The Israeli Hermes 450 drone downed Aug. 23 over the uranium enrichment facility in central Iran took off from Azerbaijan’s Nakhchivan Airbase, DEBKAfile’s military and Iranian sources report. Tests by Iranian aviation experts and intelligence personnel indicated that the Iranian Revolutionary Guard Commanders who originally attributed the takeoff to Saudi Arabia spoke too soon.
The Azerbaijani canton of Nakhchivan, bordering Iran, Armenia, and Turkey, hosts a small military airbase. Three years ago, another Hermes 450 used it as a jumping-off point towards Armenia, where the Armenian air defense shot it down.
In his Monday Aug. 25 announcement, Revolutionary Guards Air Force Commander Gen. Amir Ali Hajizadeh said it had not taken to the skies from Israel, but did not specify its provenance. He also fell short of attributing the drone to Israel, announcing only that the plane was an Israeli-made Hermes 450 with an operational range of 800 kilometers. Iran’s Arabic television station Al-Alam displayed parts of the drone on air, but they showed no Israeli identification markings.

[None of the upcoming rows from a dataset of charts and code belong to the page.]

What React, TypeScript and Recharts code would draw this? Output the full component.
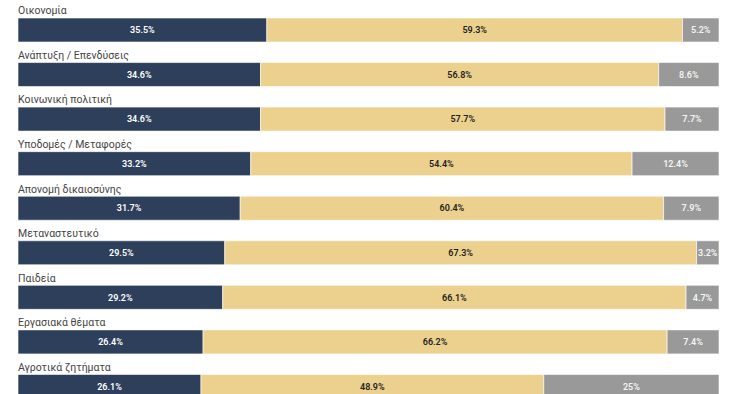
import { Bar, BarChart, LabelList, XAxis, YAxis } from "recharts";

const topics = [
  "Οικονομία",
  "Ανάπτυξη / Επενδύσεις",
  "Κοινωνική πολιτική",
  "Υποδομές / Μεταφορές",
  "Απονομή δικαιοσύνης",
  "Μεταναστευτικό",
  "Παιδεία",
  "Εργασιακά θέματα",
  "Αγροτικά ζητήματα",
];
const positive = [35.5, 34.6, 34.6, 33.2, 31.7, 29.5, 29.2, 26.4, 26.1];
const negative = [59.3, 56.8, 57.7, 54.4, 60.4, 67.3, 66.1, 66.2, 48.9];
const unknown = [5.2, 8.6, 7.7, 12.4, 7.9, 3.2, 4.7, 7.4, 25];

const data = topics.map((topic, i) => ({
  topic,
  positive: positive[i],
  negative: negative[i],
  unknown: unknown[i],
}));

const fmt = (v: unknown) => `${v}%`;

// topic name drawn as the y tick, sitting just above the left edge of each bar
function TopicTick(props: any) {
  const { y, payload } = props;
  return (
    <text x={18} y={y - 16} fill="#444" fontSize={10.5} fontFamily="Roboto, sans-serif" textAnchor="start">
      {payload.value}
    </text>
  );
}

const valueLabel = { fontSize: 9, fontWeight: 600, fontFamily: "Roboto, sans-serif" };

export default function App() {
  return (
    <div style={{ position: "absolute", top: 0, left: 0 }}>
      <BarChart
        width={734}
        height={409}
        data={data}
        layout="vertical"
        margin={{ top: 8, right: 15, bottom: 0, left: 17 }}
        barSize={24}
        style={{ overflow: "visible" }}
      >
        <XAxis type="number" domain={[0, 100]} hide />
        <YAxis
          type="category"
          dataKey="topic"
          width={1}
          axisLine={false}
          tickLine={false}
          interval={0}
          tick={<TopicTick />}
        />
        <Bar dataKey="positive" stackId="a" fill="#2e3f5b" stroke="#ffffff" strokeOpacity={0.6} isAnimationActive={false}>
          <LabelList dataKey="positive" position="center" formatter={fmt} fill="#ffffff" style={valueLabel} />
        </Bar>
        <Bar dataKey="negative" stackId="a" fill="#ecd18e" stroke="#ffffff" strokeOpacity={0.6} isAnimationActive={false}>
          <LabelList dataKey="negative" position="center" formatter={fmt} fill="#222222" style={valueLabel} />
        </Bar>
        <Bar dataKey="unknown" stackId="a" fill="#999999" stroke="#ffffff" strokeOpacity={0.6} isAnimationActive={false}>
          <LabelList dataKey="unknown" position="center" formatter={fmt} fill="#f4f4f4" style={valueLabel} />
        </Bar>
      </BarChart>
    </div>
  );
}
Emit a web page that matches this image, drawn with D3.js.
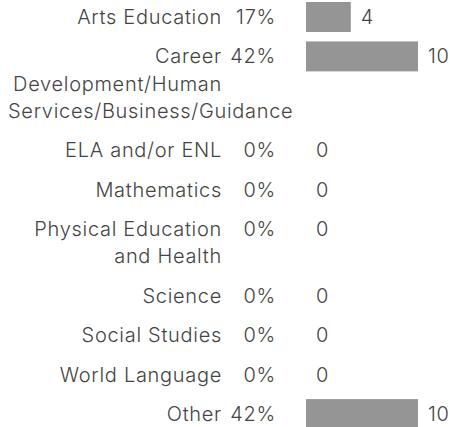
<!DOCTYPE html>
<html><head><meta charset="utf-8">
<script src="https://cdn.jsdelivr.net/npm/d3@7"></script>
<style>
html,body{margin:0;padding:0;background:#fff;}
svg{display:block;}
text{font-family:"Inter","DejaVu Sans",sans-serif;font-weight:350;fill:#444;letter-spacing:0.7px;}
</style></head>
<body>
<script>
const categories = [
  ["Arts Education"],
  ["Career", "Development/Human", "Services/Business/Guidance"],
  ["ELA and/or ENL"],
  ["Mathematics"],
  ["Physical Education", "and Health"],
  ["Science"],
  ["Social Studies"],
  ["World Language"],
  ["Other"]
];
const counts = [4, 10, 0, 0, 0, 0, 0, 0, 10];
const percents = ["17%", "42%", "0%", "0%", "0%", "0%", "0%", "0%", "42%"];

const W = 450, H = 427;
const svg = d3.select("body").append("svg").attr("width", W).attr("height", H);

const barH = 30, gap = 9.4, lineH = 27.3;
const labelLeft = 8, labelRight = 222;
const rowH = categories.map(c => barH + gap + (c.length - 1) * lineH);
const tops = [];
let acc = 0;
rowH.forEach(h => { tops.push(acc); acc += h; });

const y = d3.scaleLinear().domain([0, acc]).range([2, 2 + acc]);
const x = d3.scaleLinear().domain([0, 10]).range([306, 418]);

const fs = 20;
const g = svg.selectAll("g.row").data(categories).join("g").attr("class", "row")
  .attr("transform", (d, i) => `translate(0,${y(tops[i])})`);

g.append("rect")
  .attr("x", x(0))
  .attr("y", 0)
  .attr("width", (d, i) => x(counts[i]) - x(0))
  .attr("height", barH)
  .attr("fill", "#959595");

g.each(function(d) {
  const grp = d3.select(this);
  d.forEach((line, j) => {
    const t = grp.append("text")
      .attr("font-size", fs)
      .attr("y", barH / 2 + j * lineH).attr("dy", "0.35em")
      .text(line);
    const w = t.node().getComputedTextLength();
    if (w > labelRight - labelLeft) {
      t.attr("x", labelLeft).attr("text-anchor", "start");
    } else {
      t.attr("x", labelRight).attr("text-anchor", "end");
    }
  });
});

g.append("text")
  .attr("x", 276).attr("y", barH / 2).attr("dy", "0.35em")
  .attr("text-anchor", "end").attr("font-size", fs)
  .text((d, i) => percents[i]);

g.append("text")
  .attr("x", (d, i) => x(counts[i]) + 10).attr("y", barH / 2).attr("dy", "0.35em")
  .attr("font-size", fs)
  .text((d, i) => counts[i]);
</script>
</body></html>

Armed with the fact that Israel is 1,100 flying kilometers from Iran, many Israeli military analysts misleadingly went to great lengths to claim that the images offered by the Revolutionary Guards were not of a Hermes 450 or of any aircraft in the service of Israel. Because of its wide-ranging satellite surveillance coverage, the analysts argued, Israel has no need to risk sending a drone armed with classified intelligence systems into Iranian airspace.
These claims simply don’t hold water.
DEBKAfile’s military sources report that the Hermes 450 boasts a range of video and still cameras that can capture extremely high-resolution color images. Thermal imaging devices allow the cameras to operate in poor visibility and almost any weather condition.

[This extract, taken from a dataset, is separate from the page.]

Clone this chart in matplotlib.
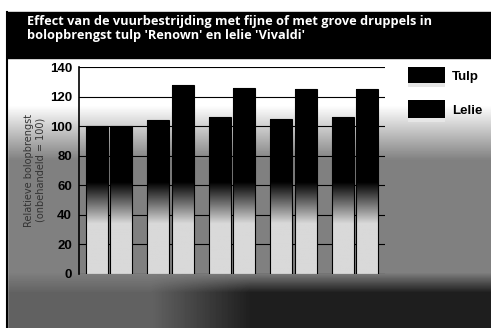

Without specifying who dispatched the drone, Iranian Defense Minister Hossein Deghan announced that his country would retaliate by supplying arms to Palestinians in the West Bank. He did not detail how these weapons transfers would be carried our, or for which groups they are intended.

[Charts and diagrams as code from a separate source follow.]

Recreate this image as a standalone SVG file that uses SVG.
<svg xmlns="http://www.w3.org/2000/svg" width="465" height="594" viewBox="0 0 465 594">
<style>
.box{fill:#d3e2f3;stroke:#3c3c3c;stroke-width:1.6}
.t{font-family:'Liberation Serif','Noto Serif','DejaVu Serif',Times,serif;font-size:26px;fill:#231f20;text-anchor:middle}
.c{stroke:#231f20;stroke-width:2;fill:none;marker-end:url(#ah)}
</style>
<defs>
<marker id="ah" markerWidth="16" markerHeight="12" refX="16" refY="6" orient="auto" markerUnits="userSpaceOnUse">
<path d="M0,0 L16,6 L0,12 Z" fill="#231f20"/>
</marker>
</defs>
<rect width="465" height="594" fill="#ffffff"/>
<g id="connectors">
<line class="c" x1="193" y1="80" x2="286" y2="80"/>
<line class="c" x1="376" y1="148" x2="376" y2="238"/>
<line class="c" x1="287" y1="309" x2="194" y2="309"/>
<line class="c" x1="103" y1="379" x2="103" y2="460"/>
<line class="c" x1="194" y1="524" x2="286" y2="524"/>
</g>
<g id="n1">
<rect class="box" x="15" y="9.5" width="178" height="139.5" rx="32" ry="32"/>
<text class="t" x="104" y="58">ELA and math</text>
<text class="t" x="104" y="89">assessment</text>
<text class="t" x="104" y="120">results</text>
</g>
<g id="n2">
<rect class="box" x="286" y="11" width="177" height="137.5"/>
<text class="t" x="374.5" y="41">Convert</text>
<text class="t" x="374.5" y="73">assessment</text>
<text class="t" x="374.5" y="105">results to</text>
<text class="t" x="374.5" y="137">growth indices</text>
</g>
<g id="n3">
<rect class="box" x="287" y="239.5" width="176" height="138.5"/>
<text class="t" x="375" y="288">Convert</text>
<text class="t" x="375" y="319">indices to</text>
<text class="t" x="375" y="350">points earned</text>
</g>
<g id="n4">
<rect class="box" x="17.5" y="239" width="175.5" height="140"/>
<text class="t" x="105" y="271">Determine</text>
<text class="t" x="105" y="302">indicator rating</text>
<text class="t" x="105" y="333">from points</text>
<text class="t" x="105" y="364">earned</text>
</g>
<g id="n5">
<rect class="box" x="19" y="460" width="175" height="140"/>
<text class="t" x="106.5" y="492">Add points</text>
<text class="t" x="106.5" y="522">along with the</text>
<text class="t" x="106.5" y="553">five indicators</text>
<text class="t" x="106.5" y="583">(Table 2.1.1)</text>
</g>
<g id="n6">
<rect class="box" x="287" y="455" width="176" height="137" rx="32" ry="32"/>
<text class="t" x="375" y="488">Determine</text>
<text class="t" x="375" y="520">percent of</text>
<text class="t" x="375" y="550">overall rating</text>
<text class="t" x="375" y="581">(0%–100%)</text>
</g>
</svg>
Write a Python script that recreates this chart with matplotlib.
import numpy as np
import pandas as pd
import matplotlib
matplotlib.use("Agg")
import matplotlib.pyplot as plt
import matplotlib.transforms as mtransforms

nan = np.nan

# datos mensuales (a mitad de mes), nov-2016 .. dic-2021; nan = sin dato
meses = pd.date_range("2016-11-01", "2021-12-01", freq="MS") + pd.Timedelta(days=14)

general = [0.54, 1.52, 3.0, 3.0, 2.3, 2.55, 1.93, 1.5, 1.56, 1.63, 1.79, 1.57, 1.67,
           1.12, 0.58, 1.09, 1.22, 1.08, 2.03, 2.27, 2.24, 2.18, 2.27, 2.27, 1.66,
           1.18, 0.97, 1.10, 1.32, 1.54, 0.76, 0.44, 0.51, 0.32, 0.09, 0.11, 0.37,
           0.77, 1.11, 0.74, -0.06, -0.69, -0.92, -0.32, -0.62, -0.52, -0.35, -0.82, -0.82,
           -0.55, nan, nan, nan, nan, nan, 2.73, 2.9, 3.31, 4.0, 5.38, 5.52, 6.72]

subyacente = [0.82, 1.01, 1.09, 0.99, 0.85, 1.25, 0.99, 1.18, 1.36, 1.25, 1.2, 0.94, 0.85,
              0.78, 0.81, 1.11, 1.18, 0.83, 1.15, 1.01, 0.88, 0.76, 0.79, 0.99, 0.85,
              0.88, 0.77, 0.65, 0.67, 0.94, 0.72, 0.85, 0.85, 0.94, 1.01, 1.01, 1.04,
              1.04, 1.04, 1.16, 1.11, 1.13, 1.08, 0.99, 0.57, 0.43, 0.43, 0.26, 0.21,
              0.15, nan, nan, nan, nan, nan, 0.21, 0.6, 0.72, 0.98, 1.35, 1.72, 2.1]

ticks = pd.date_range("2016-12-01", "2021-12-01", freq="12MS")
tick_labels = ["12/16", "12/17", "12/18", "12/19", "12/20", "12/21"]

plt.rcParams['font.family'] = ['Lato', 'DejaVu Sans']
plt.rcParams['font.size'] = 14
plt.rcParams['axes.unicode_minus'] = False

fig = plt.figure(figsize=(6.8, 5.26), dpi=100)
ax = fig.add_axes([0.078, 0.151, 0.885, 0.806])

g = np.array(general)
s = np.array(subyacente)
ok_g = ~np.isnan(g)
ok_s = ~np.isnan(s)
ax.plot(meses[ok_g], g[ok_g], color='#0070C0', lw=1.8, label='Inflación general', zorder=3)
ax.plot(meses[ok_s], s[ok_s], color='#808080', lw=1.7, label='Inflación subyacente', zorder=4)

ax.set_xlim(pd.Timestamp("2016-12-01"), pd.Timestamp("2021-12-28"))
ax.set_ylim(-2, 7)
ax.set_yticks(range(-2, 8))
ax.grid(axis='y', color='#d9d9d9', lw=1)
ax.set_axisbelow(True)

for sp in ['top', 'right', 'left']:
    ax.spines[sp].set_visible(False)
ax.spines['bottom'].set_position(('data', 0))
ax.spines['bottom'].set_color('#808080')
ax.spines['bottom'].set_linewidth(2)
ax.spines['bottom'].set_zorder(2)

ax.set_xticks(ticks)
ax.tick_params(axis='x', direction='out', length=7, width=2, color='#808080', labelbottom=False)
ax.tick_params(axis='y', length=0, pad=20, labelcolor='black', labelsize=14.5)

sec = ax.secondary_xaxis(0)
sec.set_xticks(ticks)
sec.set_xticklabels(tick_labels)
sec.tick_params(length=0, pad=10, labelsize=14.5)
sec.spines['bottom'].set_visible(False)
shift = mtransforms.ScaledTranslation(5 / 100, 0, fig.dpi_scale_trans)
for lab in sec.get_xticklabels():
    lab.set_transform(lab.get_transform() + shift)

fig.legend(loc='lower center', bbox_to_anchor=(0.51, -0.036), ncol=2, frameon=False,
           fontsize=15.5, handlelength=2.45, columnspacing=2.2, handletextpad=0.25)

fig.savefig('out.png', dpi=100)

According to our sources, this vague response points to frustration in Tehran over its general helplessness in the face of regular drone flights every few weeks from Nakhchivan over its nuclear facilities. The drones measure radioactive levels, data for the accurate calculation of the progress of Iran’s uranium enrichment program.
Iran has tried for two years to down these drones – without success, with this week’s incident providing a notable exception. Iran has repeatedly attempted to electronically control trespassing UAVs and down them intact, in the same way as they downed a complete American RQ-170 in December 2011. But so far, they have not obtained a complete Israeli drone.
last Saturday, the Iranians shot down the Hermes by means of an anti-air missile ambush, prompting a certain amount of boasting from Tehran. But the UAV was not a stealth craft as the Iranians claimed and much of their crowing is intended to cover up their long record of failure. Indeed, the drone was already 300 km inside Iranian airspace from Nakhchivan before it was detected.